The Earth is the Lord's: Part 4 - Proper Unworldliness


"The sense of the transcendent is the heart of culture, the very essence of humanity. A civilization that is devoted exclusivley to the utilitarian is at bottom not different from barbarism. The world is sustained by unworldliness."

"In our zeal to change, in our passion to advance, we ridiculed superstition until we lost our ability to believe. We have helped to extinguish the light our fathers had kindled. We have bartered holiness for convenience, loyalty for success, wisdom for information, prayers for sermons, tradition for fashion." And I want my %&$! money back.

The Jewish understanding is that "the tasks, begun by the patriarchs and prophets and continued by their descendents, are now entrusted to us. We are either the last Jews or those who will hand over the entire past to generations to come. We will either forfeit or enrich the legacy of ages." We Christians must also deeply consider this.

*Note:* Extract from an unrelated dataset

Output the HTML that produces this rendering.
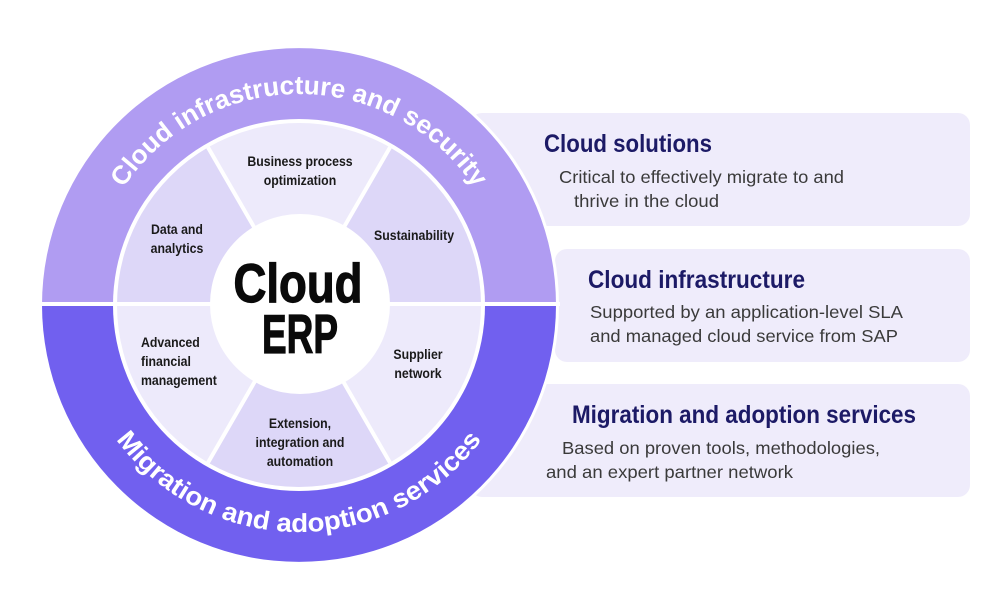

We are interconnected, we are part of the one universal church and we must not forfeit the deposit of faith passed down to us ... the apostolic tradition that we are called to live out and pass on to our children. Our life is meaningful.

Heschel goes so far as to say: "The gravest sin for a Jew is to forget what he represents. We are God's stake in human history... We carry the gold of God in our souls to forge the gate of the kingdom. There is a war to wage against the vulgar, against the glorfication of the absurd ... Loyal to the presence of the ultimate... we may be able to make clear that man is more than man, that in doing the finite he may perceive the infinite."

Bishop Kallistos Ware (now Metropolitaton Kallistos) lectured on the church at Princeton almost 10 years ago and he said the calling of the church in our modern age was to tell the world what it meant to be human. The world has forgotton. We have forgotten that man is more than man ... that we are in the image of God.

He said: "We sit bowed before our computers, but we do not see the face of our sister or our brother ... we are in great need of a renewal of our Christian understanding of what it is to be a person, what it is moreover to be a person in relationship. We need to understand personhood, not as something closed in upon itself, but as something creatively open to others, and that means, as I see it, one of the urgent task of the here and now is to relate the human person to the Christian doctrine of the Trinity." Here is the lecture.

Comments

Cameron said…
"In our zeal to change, in our passion to advance, we ridiculed superstition until we lost our ability to believe. We have helped to extinguish the light our fathers had kindled. We have bartered holiness for convenience, loyalty for success, wisdom for information, prayers for sermons, tradition for fashion."

Just wonderful and profoundly challenging. "We ridiculed superstition until we lost our ability to believe." How true is that?